In the end-use sectors, the deployment of electric vehicles is similarly cost-effective in all scenarios, with the timing of adoption driven mainly by capital stock turnover and modeling assumptions about lags in customer behavior. Heat pump adoption also grows steadily across scenarios, accelerating slightly in the Higher Fuel Cost and Limited Options cases. Hydrogen for used for energy directly at the end-use grows steadily in all cases through 2040, mainly in fuel cell vehicle applications in industrial non-road segments. After 2040 it increases rapidly in the Limited Options case, reflecting shifting economics versus gas as the emissions target and CO2 price become more stringent. A similar pattern can observed with respect to industrial electrification (not shown in figure).

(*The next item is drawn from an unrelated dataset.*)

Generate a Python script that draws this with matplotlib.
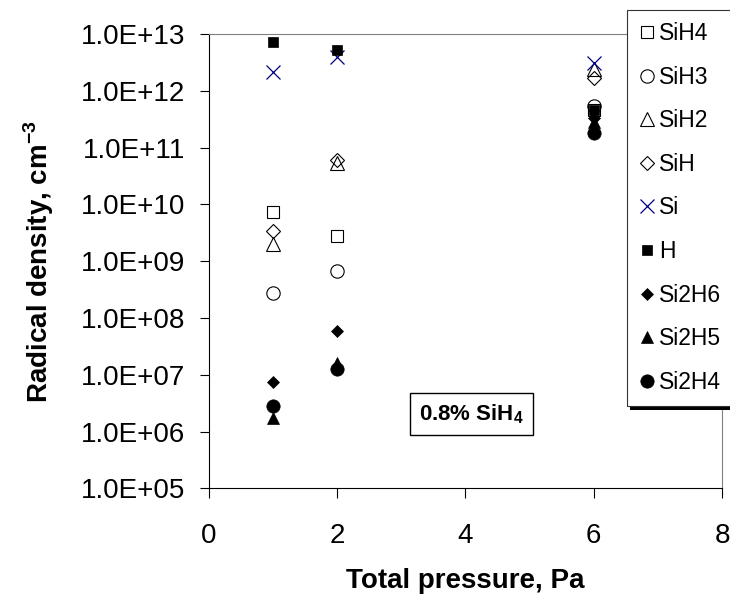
import math
import matplotlib
matplotlib.use('Agg')
import matplotlib.pyplot as plt
from matplotlib.ticker import FuncFormatter, NullLocator
from matplotlib.patches import Rectangle

plt.rcParams['font.family'] = ['Liberation Sans', 'DejaVu Sans']
plt.rcParams['mathtext.fontset'] = 'custom'
plt.rcParams['mathtext.rm'] = 'Liberation Sans'
plt.rcParams['mathtext.bf'] = 'Liberation Sans:bold'

# ---- data ----
pressure = [1, 2, 6]
SiH4 = [7.2e9, 2.8e9, 4.6e11]
SiH3 = [2.7e8, 6.8e8, 5.3e11]
SiH2 = [2.0e9, 5.4e10, 2.4e12]
SiH = [3.4e9, 6.0e10, 1.7e12]
Si = [2.1e12, 3.9e12, 3.1e12]
H = [7.3e12, 5.2e12, 4.6e11]
Si2H6 = [7.5e6, 5.9e7, 3.3e11]
Si2H5 = [1.7e6, 1.6e7, 2.8e11]
Si2H4 = [2.8e6, 1.25e7, 1.8e11]
series_names = ['SiH4', 'SiH3', 'SiH2', 'SiH', 'Si', 'H', 'Si2H6', 'Si2H5', 'Si2H4']
series_values = [SiH4, SiH3, SiH2, SiH, Si, H, Si2H6, Si2H5, Si2H4]
x_ticks = [0, 2, 4, 6, 8]
y_exponents = [5, 6, 7, 8, 9, 10, 11, 12, 13]

styles = [
    dict(marker='s', ms=9.1, mfc='none', mec='black', mew=0.8),
    dict(marker='o', ms=9.6, mfc='none', mec='black', mew=0.8),
    dict(marker='^', ms=10.3, mfc='none', mec='black', mew=0.8),
    dict(marker='D', ms=7.1, mfc='none', mec='black', mew=0.8),
    dict(marker='x', ms=10.5, mfc='none', mec='#000080', mew=0.9),
    dict(marker='s', ms=7.7, mfc='black', mec='black', mew=0.5),
    dict(marker='D', ms=5.9, mfc='black', mec='black', mew=0.5),
    dict(marker='^', ms=8.4, mfc='black', mec='black', mew=0.5),
    dict(marker='o', ms=9.6, mfc='black', mec='black', mew=0.5),
]

W, Hh = 730, 601
fig = plt.figure(figsize=(W / 100, Hh / 100), dpi=100)
x0, x1, ytop, ybot = 208.5, 722, 34, 488.3
ax = fig.add_axes([x0 / W, 1 - ybot / Hh, (x1 - x0) / W, (ybot - ytop) / Hh])

handles = []
for name, vals, st in zip(series_names, series_values, styles):
    h, = ax.plot(pressure, vals, linestyle='none', label=name, clip_on=False, **st)
    handles.append(h)

ax.set_yscale('log')
ax.set_ylim(10.0 ** y_exponents[0], 10.0 ** y_exponents[-1])
ax.set_yticks([10.0 ** e for e in y_exponents])
ax.yaxis.set_minor_locator(NullLocator())
ax.yaxis.set_major_formatter(FuncFormatter(lambda v, p: '1.0E+%02d' % round(math.log10(v))))
ax.set_xlim(x_ticks[0], x_ticks[-1])
ax.set_xticks(x_ticks)

for s in ['left', 'bottom']:
    ax.spines[s].set_color('black')
    ax.spines[s].set_linewidth(0.8)
for s in ['top', 'right']:
    ax.spines[s].set_color('#808080')
    ax.spines[s].set_linewidth(0.8)

ax.tick_params(axis='y', direction='out', length=6.5, width=0.8, pad=10, labelsize=20)
ax.tick_params(axis='x', direction='out', length=7, width=0.8, pad=18, labelsize=20)

ax.set_ylabel(r'Radical density, cm$^{\mathbf{-3}}$', fontsize=20, fontweight='bold', labelpad=18)
ax.set_xlabel('Total pressure, Pa', fontsize=20, fontweight='bold', labelpad=14)

ax.text(0.5126, 0.1636, r'0.8% SiH$_{\mathbf{4}}$', transform=ax.transAxes,
        ha='center', va='center', fontsize=16, fontweight='bold',
        bbox=dict(boxstyle='square,pad=0.4', fc='white', ec='black', lw=1))

# legend frame with shadow (extends beyond the right edge)
shadow = Rectangle((630 / W, 1 - 410 / Hh), 140 / W, 396 / Hh, transform=fig.transFigure,
                   facecolor='black', edgecolor='none', zorder=5)
frame = Rectangle((627 / W, 1 - 406 / Hh), 140 / W, 396 / Hh, transform=fig.transFigure,
                  facecolor='white', edgecolor='#333333', lw=0.8, zorder=6)
fig.add_artist(shadow)
fig.add_artist(frame)
leg = fig.legend(handles, series_names, loc='upper left', bbox_to_anchor=(638 / W, 1 - 22 / Hh),
                 frameon=False, fontsize=16.5, labelspacing=0.9, handlelength=0.8,
                 handletextpad=0.12, borderpad=0, borderaxespad=0, numpoints=1)
leg.set_zorder(7)

fig.savefig('out.png', dpi=100)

In the non-electric fuels sectors, hydrogen production begins to shift to gas with CCS (and bioenergy with CCS in the All Options case, not shown) around 2030, gradually displacing conventional SMR production. Electrolysis does not being to deploy until after 2035 in the Limited Options case but grows rapidly afterwards to meeting increasing hydrogen demands in this scenario, particularly from synthetic fuel production. Hydrogen blending does not occur until after 2040 in any scenario, as a relatively high carbon price is needed to make such a substitution economic. Biofuels production begins to increase earlier in the time horizon, but saturates in the scenarios with limited biomass feedstock supply. Renewable natural gas is deployed in small volumes based on the lower cost waste methane pathway, but does not expand in scale to higher cost options until after 2040 and only in the Limited Options case. Finally, direct air capture deploys only beginning in 2050 in the Higher Fuel Cost case, at which point its cost (which is assumed to have declined significantly over time) sets the marginal cost of achieving the target.